If you having trouble accessing web content, you may occassionally run into problem with access, where you get “Forbidden”, or “Access Denied” or “Too many requests” errors.
These are especially frustrating when you find that issuing the EXACT SAME REQUEST in a web browser results in no problem at all.
It really makes you wonder: why does my web browser work, but my code doesn’t? Especially when the requests are coming from the exact same computer?
So, it isn’t always the case, but it is often the case that the problem is something called the ‘User-Agent’.
The ‘User-Agent’ is the identifier for a particular kind of “browser-like-thing”.
Each web browser, e.g. Firefox, Chrome, IE, Safari, etc. has its own particular signature that it sends along with requests in a header called the ‘User-Agent’.

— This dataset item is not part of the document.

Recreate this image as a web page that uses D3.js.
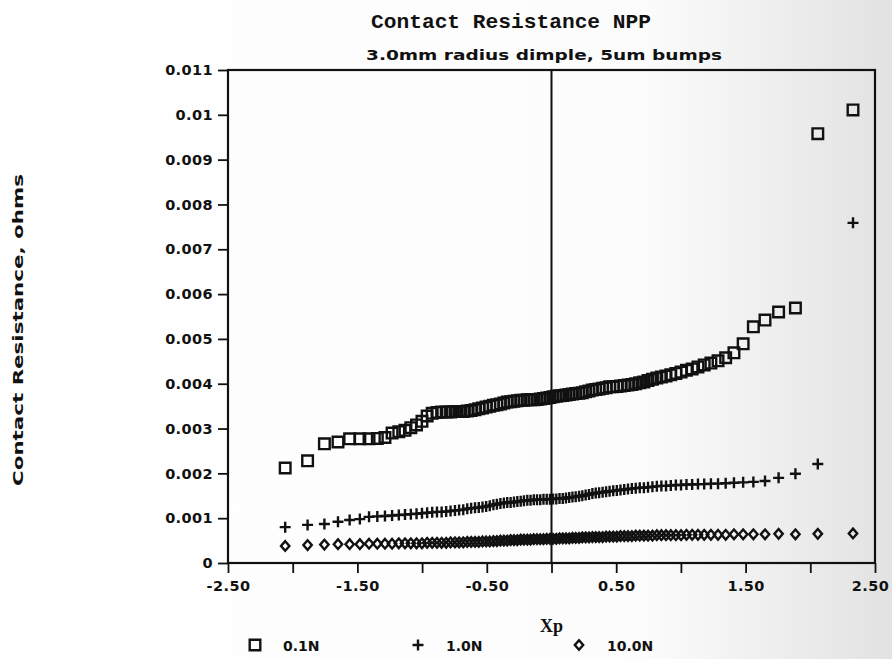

And, when you send a request from your Java code (or for that matter, your Python or JavaScript code), if you don’t set a User-Agent
, then you might appear to be some kind of badly behaved bot. This often triggers code on the server that will keep you out!
There are a couple of ways to address this.
One is to set a User-Agent that describes who you are and what you are doing.
It is best, in this case, to add something to your User-Agent
string that differentiates your request from others, especially if you are on a shared machine such as an CSIL machine. For example:
Instead of:
HttpsURLConnection connection = (HttpsURLConnection)url.openConnection();
connection.setRequestMethod("GET");
connection.setRequestProperty("Content-Type", "application/json");
System.out.println(connection.getResponseMessage());
Use this. Note the call to .setRequestProperty
which sets the "User-Agent"
HttpsURLConnection connection = (HttpsURLConnection)url.openConnection();
connection.setRequestMethod("GET");
connection.setRequestProperty("Content-Type", "application/json");
connection.setRequestProperty("User-Agent", "UCSB/1.0");
System.out.println(connection.getResponseMessage());
If that still doesn’t work, you can get really devious, and try to mimic the User-agent string of an actual browser that is known to be working. You can use various developer tools inside browsers such as Chrome and Firefox to peek at the HTTP headers that are being sent along with successful requests, and then try to spoof those headers. This is a bit “dirty”, and it should not be abused. It is important to respect the terms of service and limitations of data providers.
As an aside, here’s the same issue in Python
Incidentally, in Python this would be:
Instead of:
>>> result = requests.get("http://www.reddit.com/r/ucsd.json")
>>>
Use this:
>>> result = requests.get("http://www.reddit.com/r/ucsantabarbara.json", headers = {'User-agent': 'UCSB/1.0'})
>>>